UIST '24: Proceedings of the 37th Annual ACM Symposium on User Interface Software and Technology

MobilePoser: Real-Time Full-Body Pose Estimation and 3D Human Translation from IMUs in Mobile Consumer Devices

Vasco Xu, Chenfeng Gao, Henry Hoffmann, Karan Ahuja

Abstract

There has been a continued trend towards minimizing instrumentation for full-body motion capture, going from specialized rooms and equipment, to arrays of worn sensors and recently sparse inertial pose capture methods. However, as these techniques migrate towards lower-fidelity IMUs on ubiquitous commodity devices, like phones, watches, and earbuds, challenges arise including compromised online performance, temporal consistency, and loss of global translation due to sensor noise and drift.
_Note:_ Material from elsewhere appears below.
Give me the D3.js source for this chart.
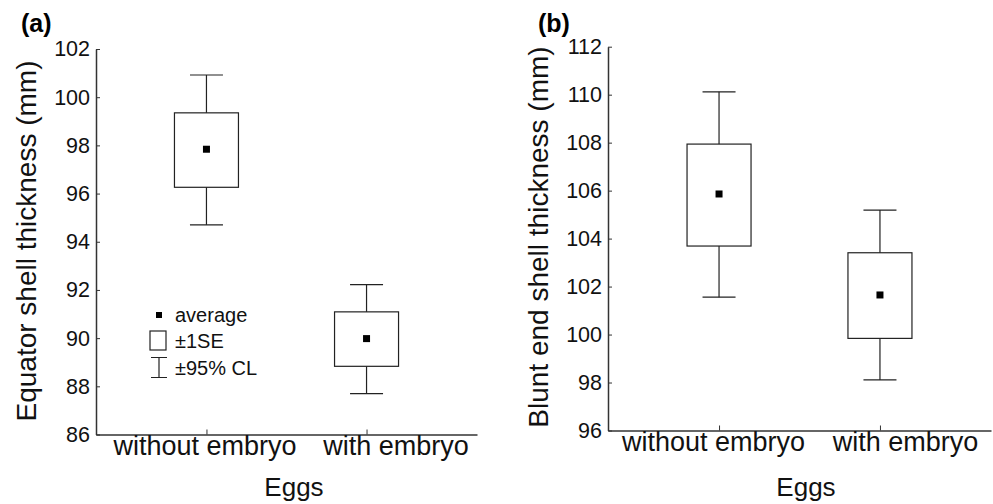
<!DOCTYPE html>
<html>
<head>
<meta charset="utf-8">
<script src="https://cdn.jsdelivr.net/npm/d3@7"></script>
<style>
  body { margin: 0; background: #fff; }
  svg { display: block; font-family: "Liberation Sans", Arial, sans-serif; }
  .axis path, .axis line { stroke: #333; }
  .axis text { fill: #111; }
</style>
</head>
<body>
<div id="chart"></div>
<script>
const categories = ["without embryo", "with embryo"];

// (a) equator shell thickness
const equatorMean = [97.84, 89.98];
const equatorSeLow = [96.26, 88.83];
const equatorSeHigh = [99.35, 91.09];
const equatorClLow = [94.70, 87.70];
const equatorClHigh = [100.92, 92.22];
const equatorTicks = [86, 88, 90, 92, 94, 96, 98, 100, 102];

// (b) blunt end shell thickness
const bluntMean = [105.86, 101.65];
const bluntSeLow = [103.69, 99.84];
const bluntSeHigh = [107.94, 103.41];
const bluntClLow = [101.56, 98.11];
const bluntClHigh = [110.12, 105.19];
const bluntTicks = [96, 98, 100, 102, 104, 106, 108, 110, 112];

const width = 993, height = 504;

const svg = d3.select("#chart").append("svg")
  .attr("width", width)
  .attr("height", height)
  .attr("viewBox", `0 0 ${width} ${height}`);

function panel(opts) {
  const xScale = d3.scalePoint()
    .domain(categories)
    .range([opts.x0, opts.x1])
    .padding(0.69);
  const yScale = d3.scaleLinear()
    .domain(d3.extent(opts.ticks))
    .range([opts.y0, opts.y1]);

  const g = svg.append("g");

  //
  // Axes
  //
  g.append("g")
    .attr("class", "axis")
    .attr("transform", `translate(${opts.x0},0)`)
    .call(d3.axisLeft(yScale).tickValues(opts.ticks).tickSizeInner(-4).tickSizeOuter(0).tickPadding(6))
    .call(a => a.selectAll("text").style("font-size", "21.5px"))
    .call(a => a.select(".domain").attr("stroke-width", 1.5));

  g.append("g")
    .attr("class", "axis")
    .attr("transform", `translate(0,${opts.y0})`)
    .call(d3.axisBottom(xScale).tickSizeInner(-5).tickSizeOuter(0).tickPadding(1))
    .call(a => a.selectAll("text").style("font-size", "27px")
      .attr("dx", (d, i) => opts.labelShift[i]))
    .call(a => a.select(".domain").attr("stroke-width", 1.5));

  //
  // Boxes
  //
  const boxW = 64, capW = 33, dot = 7;
  const groups = g.selectAll(".box").data(categories).enter().append("g")
    .attr("class", "box");

  groups.append("line")
    .attr("x1", d => xScale(d)).attr("x2", d => xScale(d))
    .attr("y1", (d, i) => yScale(opts.clHigh[i]))
    .attr("y2", (d, i) => yScale(opts.clLow[i]))
    .attr("stroke", "#222").attr("stroke-width", 1.2);
  groups.selectAll(".cap")
    .data((d, i) => [opts.clLow[i], opts.clHigh[i]].map(v => ({c: d, v})))
    .enter().append("line")
    .attr("class", "cap")
    .attr("x1", d => xScale(d.c) - capW / 2).attr("x2", d => xScale(d.c) + capW / 2)
    .attr("y1", d => yScale(d.v)).attr("y2", d => yScale(d.v))
    .attr("stroke", "#222").attr("stroke-width", 1.2);
  groups.append("rect")
    .attr("x", d => xScale(d) - boxW / 2)
    .attr("width", boxW)
    .attr("y", (d, i) => yScale(opts.seHigh[i]))
    .attr("height", (d, i) => yScale(opts.seLow[i]) - yScale(opts.seHigh[i]))
    .attr("fill", "#fff").attr("stroke", "#222").attr("stroke-width", 1.2);
  groups.append("rect")
    .attr("x", d => xScale(d) - dot / 2)
    .attr("y", (d, i) => yScale(opts.mean[i]) - dot / 2)
    .attr("width", dot).attr("height", dot)
    .attr("fill", "#000");

  //
  // Labels
  //
  g.append("text")
    .attr("transform", `translate(${opts.ylabX},${opts.ylabY}) rotate(-90)`)
    .attr("text-anchor", "middle")
    .style("font-size", "28px").attr("fill", "#111")
    .text(opts.ylabel);
  g.append("text")
    .attr("x", opts.xlabX).attr("y", opts.xlabY)
    .attr("text-anchor", "middle")
    .style("font-size", "26px").attr("fill", "#111")
    .text("Eggs");
  g.append("text")
    .attr("x", opts.tagX).attr("y", opts.tagY)
    .style("font-size", "25px").style("font-weight", "bold")
    .text(opts.tag);
}

panel({
  x0: 96, x1: 477, y0: 434.5, y1: 49,
  ticks: equatorTicks, mean: equatorMean,
  seLow: equatorSeLow, seHigh: equatorSeHigh,
  clLow: equatorClLow, clHigh: equatorClHigh,
  labelShift: [-2, 29],
  ylabel: "Equator shell thickness (mm)", ylabX: 36, ylabY: 241,
  xlabX: 294, xlabY: 496, tag: "(a)", tagX: 21, tagY: 32
});

panel({
  x0: 608, x1: 991, y0: 430.5, y1: 46.7,
  ticks: bluntTicks, mean: bluntMean,
  seLow: bluntSeLow, seHigh: bluntSeHigh,
  clLow: bluntClLow, clHigh: bluntClHigh,
  labelShift: [-6, 25],
  ylabel: "Blunt end shell thickness (mm)", ylabX: 548, ylabY: 237,
  xlabX: 806, xlabY: 496, tag: "(b)", tagX: 538, tagY: 32
});

//
// Legend (panel a)
//
const legend = svg.append("g");
legend.append("rect")
  .attr("x", 156).attr("y", 312).attr("width", 6).attr("height", 6).attr("fill", "#000");
legend.append("rect")
  .attr("x", 150).attr("y", 331).attr("width", 16).attr("height", 19)
  .attr("fill", "#fff").attr("stroke", "#222").attr("stroke-width", 1.2);
legend.append("path")
  .attr("d", "M151,357.5H167M159,357.5V377.5M151,377.5H167")
  .attr("fill", "none").attr("stroke", "#222").attr("stroke-width", 1.2);
const legendItems = ["average", "\u00b11SE", "\u00b195% CL"];
const legendY = [322, 348, 375];
legend.selectAll("text").data(legendItems).enter().append("text")
  .attr("x", 175)
  .attr("y", (d, i) => legendY[i])
  .style("font-size", "20px").attr("fill", "#111")
  .text(d => d);
</script>
</body>
</html>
Addressing these challenges, we introduce MobilePoser, a real-time system for full-body pose and global translation estimation using any available subset of IMUs already present in these consumer devices. MobilePoser employs a multi-stage deep neural network for kinematic pose estimation followed by a physics-based motion optimizer, achieving state-of-the-art accuracy while remaining lightweight. We conclude with a series of demonstrative applications to illustrate the unique potential of MobilePoser across a variety of fields, such as health and wellness, gaming, and indoor navigation to name a few.

System Overview

Network Overview

MobilePoser accepts any available subset of IMU data from the user and masks absent devices by setting their values to zero. The IMU data is then fed into two main modules: (1) Pose Estimation, which first estimates joint positions followed by joint rotations, and (2) Translation Estimation, which combines foot-ground contact probabilities with a direct neural network-based approach to regress global velocity. Finally, a Physics Optimizer refines the predicted joint rotations and global translation to ensure they satisfy physical constraints.